Objective - The required output is every line from the beginning of the entries below through the line that includes "const y = d3.scaleLinear().domain([-2, 8]).range([320, 25]);", copied exactly.

Records provided -
┌──

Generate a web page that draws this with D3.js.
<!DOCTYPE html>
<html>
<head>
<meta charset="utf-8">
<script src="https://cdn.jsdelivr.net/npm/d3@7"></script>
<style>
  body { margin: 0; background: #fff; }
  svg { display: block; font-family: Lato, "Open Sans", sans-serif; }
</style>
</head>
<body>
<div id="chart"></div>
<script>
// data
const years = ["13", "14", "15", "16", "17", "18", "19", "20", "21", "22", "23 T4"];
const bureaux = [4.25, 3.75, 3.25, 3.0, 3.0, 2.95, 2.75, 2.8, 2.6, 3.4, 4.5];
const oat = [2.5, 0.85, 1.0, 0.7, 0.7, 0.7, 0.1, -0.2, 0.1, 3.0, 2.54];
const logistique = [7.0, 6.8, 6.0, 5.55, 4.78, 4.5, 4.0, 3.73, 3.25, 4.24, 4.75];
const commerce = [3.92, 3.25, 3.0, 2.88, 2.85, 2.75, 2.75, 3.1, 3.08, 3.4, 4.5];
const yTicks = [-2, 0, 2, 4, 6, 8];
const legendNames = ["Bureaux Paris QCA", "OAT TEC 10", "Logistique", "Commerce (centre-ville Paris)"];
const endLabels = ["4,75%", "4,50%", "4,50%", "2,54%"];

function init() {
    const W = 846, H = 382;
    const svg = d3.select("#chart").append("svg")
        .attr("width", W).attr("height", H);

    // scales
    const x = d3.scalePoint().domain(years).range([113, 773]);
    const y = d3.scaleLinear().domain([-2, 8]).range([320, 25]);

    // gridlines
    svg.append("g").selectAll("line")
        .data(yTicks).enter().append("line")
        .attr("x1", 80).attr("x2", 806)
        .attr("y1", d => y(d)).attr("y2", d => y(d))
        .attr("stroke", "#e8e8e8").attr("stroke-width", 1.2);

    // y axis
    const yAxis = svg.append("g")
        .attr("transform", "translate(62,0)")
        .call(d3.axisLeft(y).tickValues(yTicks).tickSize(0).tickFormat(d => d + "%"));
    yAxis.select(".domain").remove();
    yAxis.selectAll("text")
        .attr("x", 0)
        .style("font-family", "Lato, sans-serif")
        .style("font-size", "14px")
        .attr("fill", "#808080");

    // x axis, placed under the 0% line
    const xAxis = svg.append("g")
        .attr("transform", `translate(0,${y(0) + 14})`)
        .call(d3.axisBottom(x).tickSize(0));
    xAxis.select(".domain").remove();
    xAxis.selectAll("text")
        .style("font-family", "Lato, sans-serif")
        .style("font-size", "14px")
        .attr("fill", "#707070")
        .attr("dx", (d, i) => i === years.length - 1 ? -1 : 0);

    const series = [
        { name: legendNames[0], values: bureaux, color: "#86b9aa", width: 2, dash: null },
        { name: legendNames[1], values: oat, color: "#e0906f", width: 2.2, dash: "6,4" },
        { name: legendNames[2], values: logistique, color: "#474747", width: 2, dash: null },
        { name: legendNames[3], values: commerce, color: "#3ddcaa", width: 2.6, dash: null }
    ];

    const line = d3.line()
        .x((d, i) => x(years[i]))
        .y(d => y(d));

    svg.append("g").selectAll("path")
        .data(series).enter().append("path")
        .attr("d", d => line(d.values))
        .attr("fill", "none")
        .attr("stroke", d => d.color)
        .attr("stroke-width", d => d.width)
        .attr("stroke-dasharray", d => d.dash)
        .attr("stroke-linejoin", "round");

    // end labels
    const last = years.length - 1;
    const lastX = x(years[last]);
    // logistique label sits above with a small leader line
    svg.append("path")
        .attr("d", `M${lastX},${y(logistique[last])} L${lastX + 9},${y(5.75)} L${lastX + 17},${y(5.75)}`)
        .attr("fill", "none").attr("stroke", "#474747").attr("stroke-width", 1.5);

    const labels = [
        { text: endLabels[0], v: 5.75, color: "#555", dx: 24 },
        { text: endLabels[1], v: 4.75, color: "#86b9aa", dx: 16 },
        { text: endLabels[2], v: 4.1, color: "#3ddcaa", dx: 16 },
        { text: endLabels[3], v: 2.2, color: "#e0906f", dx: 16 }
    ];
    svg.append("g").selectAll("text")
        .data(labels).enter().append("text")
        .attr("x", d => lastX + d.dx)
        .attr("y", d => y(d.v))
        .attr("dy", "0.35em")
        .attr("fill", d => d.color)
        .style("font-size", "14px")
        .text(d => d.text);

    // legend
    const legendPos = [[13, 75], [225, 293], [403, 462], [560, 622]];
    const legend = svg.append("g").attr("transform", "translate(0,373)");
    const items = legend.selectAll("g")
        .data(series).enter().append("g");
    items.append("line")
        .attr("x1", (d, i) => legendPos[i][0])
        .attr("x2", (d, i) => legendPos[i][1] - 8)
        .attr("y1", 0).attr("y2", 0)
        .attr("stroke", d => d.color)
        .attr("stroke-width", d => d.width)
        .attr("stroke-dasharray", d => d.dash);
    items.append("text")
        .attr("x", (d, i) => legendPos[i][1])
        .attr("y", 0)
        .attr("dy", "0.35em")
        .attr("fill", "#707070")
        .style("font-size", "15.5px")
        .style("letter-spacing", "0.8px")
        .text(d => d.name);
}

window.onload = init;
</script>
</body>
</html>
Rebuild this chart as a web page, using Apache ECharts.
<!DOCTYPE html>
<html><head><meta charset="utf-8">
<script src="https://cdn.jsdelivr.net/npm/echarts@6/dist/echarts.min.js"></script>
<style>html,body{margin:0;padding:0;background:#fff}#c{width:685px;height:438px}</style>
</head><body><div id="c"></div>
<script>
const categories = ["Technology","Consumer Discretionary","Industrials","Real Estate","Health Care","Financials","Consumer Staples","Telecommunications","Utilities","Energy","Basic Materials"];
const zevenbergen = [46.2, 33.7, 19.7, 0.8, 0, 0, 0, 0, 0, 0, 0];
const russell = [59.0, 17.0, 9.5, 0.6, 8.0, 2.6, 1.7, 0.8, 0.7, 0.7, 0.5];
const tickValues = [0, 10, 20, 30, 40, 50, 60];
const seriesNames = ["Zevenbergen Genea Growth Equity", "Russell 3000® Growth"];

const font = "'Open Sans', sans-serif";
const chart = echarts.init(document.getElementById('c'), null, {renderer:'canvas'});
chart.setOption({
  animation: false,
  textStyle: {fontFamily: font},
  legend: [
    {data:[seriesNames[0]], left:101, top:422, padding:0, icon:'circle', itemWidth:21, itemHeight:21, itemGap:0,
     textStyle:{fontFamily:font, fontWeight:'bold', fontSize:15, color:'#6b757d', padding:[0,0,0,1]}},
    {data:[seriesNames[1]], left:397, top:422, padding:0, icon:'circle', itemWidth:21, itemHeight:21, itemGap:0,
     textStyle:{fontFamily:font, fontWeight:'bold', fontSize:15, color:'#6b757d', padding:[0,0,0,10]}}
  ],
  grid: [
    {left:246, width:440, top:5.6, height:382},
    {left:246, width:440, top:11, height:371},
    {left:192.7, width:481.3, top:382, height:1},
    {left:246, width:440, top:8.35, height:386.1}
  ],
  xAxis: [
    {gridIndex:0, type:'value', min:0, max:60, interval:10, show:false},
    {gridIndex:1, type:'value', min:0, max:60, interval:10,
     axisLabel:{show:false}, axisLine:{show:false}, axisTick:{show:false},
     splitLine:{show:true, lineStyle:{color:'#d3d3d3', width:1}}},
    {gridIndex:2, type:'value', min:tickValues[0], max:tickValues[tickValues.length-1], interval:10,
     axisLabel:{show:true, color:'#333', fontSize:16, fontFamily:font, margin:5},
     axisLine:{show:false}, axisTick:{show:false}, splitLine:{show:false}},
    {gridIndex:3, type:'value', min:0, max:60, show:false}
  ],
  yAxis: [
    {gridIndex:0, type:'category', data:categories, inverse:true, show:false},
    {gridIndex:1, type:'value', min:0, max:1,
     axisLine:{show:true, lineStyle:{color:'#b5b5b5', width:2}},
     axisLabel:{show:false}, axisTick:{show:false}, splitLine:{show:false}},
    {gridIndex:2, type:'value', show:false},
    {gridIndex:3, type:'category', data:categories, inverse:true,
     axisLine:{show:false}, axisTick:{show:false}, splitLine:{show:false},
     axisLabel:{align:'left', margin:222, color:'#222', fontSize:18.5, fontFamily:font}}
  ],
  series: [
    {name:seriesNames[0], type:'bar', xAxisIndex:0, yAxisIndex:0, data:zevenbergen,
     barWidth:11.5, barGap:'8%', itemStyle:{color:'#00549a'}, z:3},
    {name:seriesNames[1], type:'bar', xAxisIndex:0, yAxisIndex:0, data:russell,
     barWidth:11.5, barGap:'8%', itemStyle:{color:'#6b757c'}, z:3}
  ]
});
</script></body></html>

└──

Final answer -
Generate a web page that draws this with D3.js.
<!DOCTYPE html>
<html>
<head>
<meta charset="utf-8">
<script src="https://cdn.jsdelivr.net/npm/d3@7"></script>
<style>
  body { margin: 0; background: #fff; }
  svg { display: block; font-family: Lato, "Open Sans", sans-serif; }
</style>
</head>
<body>
<div id="chart"></div>
<script>
// data
const years = ["13", "14", "15", "16", "17", "18", "19", "20", "21", "22", "23 T4"];
const bureaux = [4.25, 3.75, 3.25, 3.0, 3.0, 2.95, 2.75, 2.8, 2.6, 3.4, 4.5];
const oat = [2.5, 0.85, 1.0, 0.7, 0.7, 0.7, 0.1, -0.2, 0.1, 3.0, 2.54];
const logistique = [7.0, 6.8, 6.0, 5.55, 4.78, 4.5, 4.0, 3.73, 3.25, 4.24, 4.75];
const commerce = [3.92, 3.25, 3.0, 2.88, 2.85, 2.75, 2.75, 3.1, 3.08, 3.4, 4.5];
const yTicks = [-2, 0, 2, 4, 6, 8];
const legendNames = ["Bureaux Paris QCA", "OAT TEC 10", "Logistique", "Commerce (centre-ville Paris)"];
const endLabels = ["4,75%", "4,50%", "4,50%", "2,54%"];

function init() {
    const W = 846, H = 382;
    const svg = d3.select("#chart").append("svg")
        .attr("width", W).attr("height", H);

    // scales
    const x = d3.scalePoint().domain(years).range([113, 773]);
    const y = d3.scaleLinear().domain([-2, 8]).range([320, 25]);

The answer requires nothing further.